Рассматриваемый мотив может встречаться в литературных колыбельных как в позиции, подчиненной другим мотивам (колыбельные А. Фета, И. Анненского, В. Брюсова, А. Ремизова, И. Эренбурга), так и в качестве доминирующего (колыбельные А. Тимофеева, Д. Минаева, Ф. Сологуба, М. Цветаевой).

Наверное, одна из первых попыток поэтического освоения традиционной колыбельной функции пугания представлена в стихотворении А.С. Пушкина "Сказки. Noël".[203] (1818). Вообще, Пушкин первым в русской литературе использовал мотивы, формулы, образный ряд колыбельной песни в заведомо другом жанре – ноэле. Интересно, что в стихотворении упомянут и еще один фольклорный жанр, использующийся в традиционной ситуации убаюкивания – сказка.

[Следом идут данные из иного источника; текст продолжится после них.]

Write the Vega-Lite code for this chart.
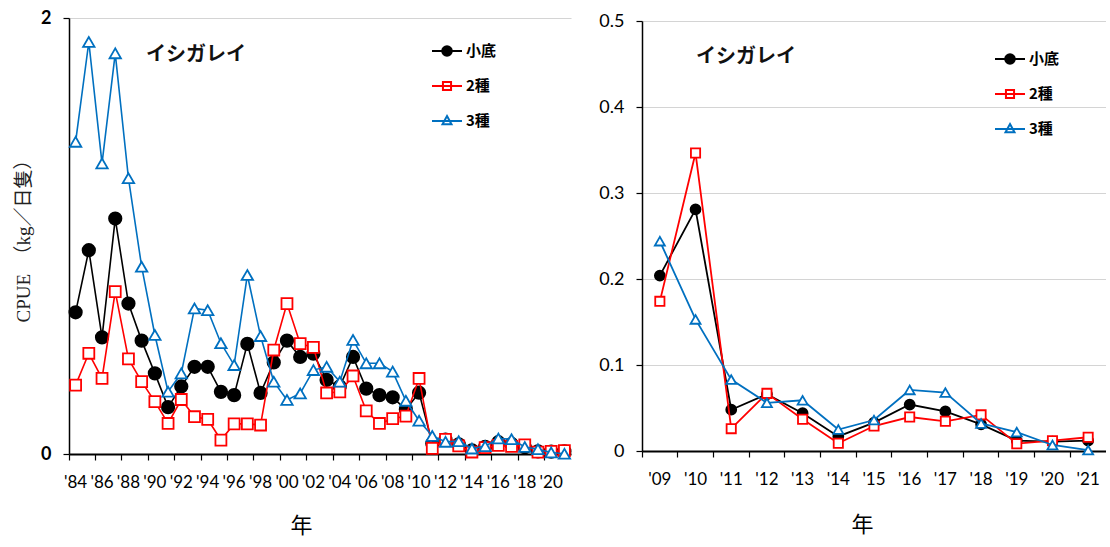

Noël (Рождественская песенка) требует упоминания начала Новозаветной истории. У Пушкина Мария успокаивает младенца-Спасителя. "Сказками" оказывается драматическое "вещание" царя-отца: "Царь входит и вещает:", и именно они и должны окончательно усыпить младенца: "А мать ему: "Бай-бай! Закрой свои ты глазки; // Пора уснуть уж наконец, // Послушавши, как царь-отец // Рассказывает сказки". Пушкин иронически обыгрывает традиционную ситуацию убаюкивания. Младенец в "Ноэле" засыпает, слушая "сказки" не в фольклорном значении этого слова, а в другом – переносном ("сказки" как ложь, вранье). Обозначение жанра сказки в стихотворении – лишь интрига, а не указание на использование жанровой традиции. Но при этом определение "сказки", вынесенное в название задает определенное отношение к содержанию. Сказка – это заведомый вымысел. Таким образом, как к фикции, обману следует относиться и к речи царя. И здесь в свои права вступает колыбельная песня, представленная ситуацией убаюкивания, маркером жанра ("Бай-бай"), формулами ("Не плачь, дитя, не плачь сударь", "Закрой свои ты глазки") и мотивом пугания с традиционным колыбельным образом – Букой:

 

"... Мария в хлопотах Спасителя стращает:

"Не плачь, дитя, не плачь, сударь:

Вот бука, бука – русский царь! "

 

Уподобление царя Буке исключительно в русской традиции. Семантика авторской формулы "Вот бука, бука – русский царь" опирается как на общеизвестность колыбельного персонажа, так и на коренящийся в сознании каждого русского человека страх перед царем. Бука – демонологический образ, обитатель "чужого пространства", по народным представлениям –– "чужой"; несущий опасность. В фольклорной колыбельной Бука появляется именно на границе своего и чужого миров, затем его старательно изгоняют, например: "Баю-баюшки-баю, // Сиди Бука на краю."; "Баю-баюшки, бай-бай, // Поди, Бука, под сарай."; "Бай-бай-бай-бай, // Не ходи-ка бука в бай. // Бука, в байку не ходи..." Не только в колыбельной песне, но и в этнографической реальности установление контакта с Букой происходят на границе "своего" и "чужого" пространства. Именно в окно (граница между внутренним и внешним) кличут Буку для незасыпающего младенца (Тихвинский уезд).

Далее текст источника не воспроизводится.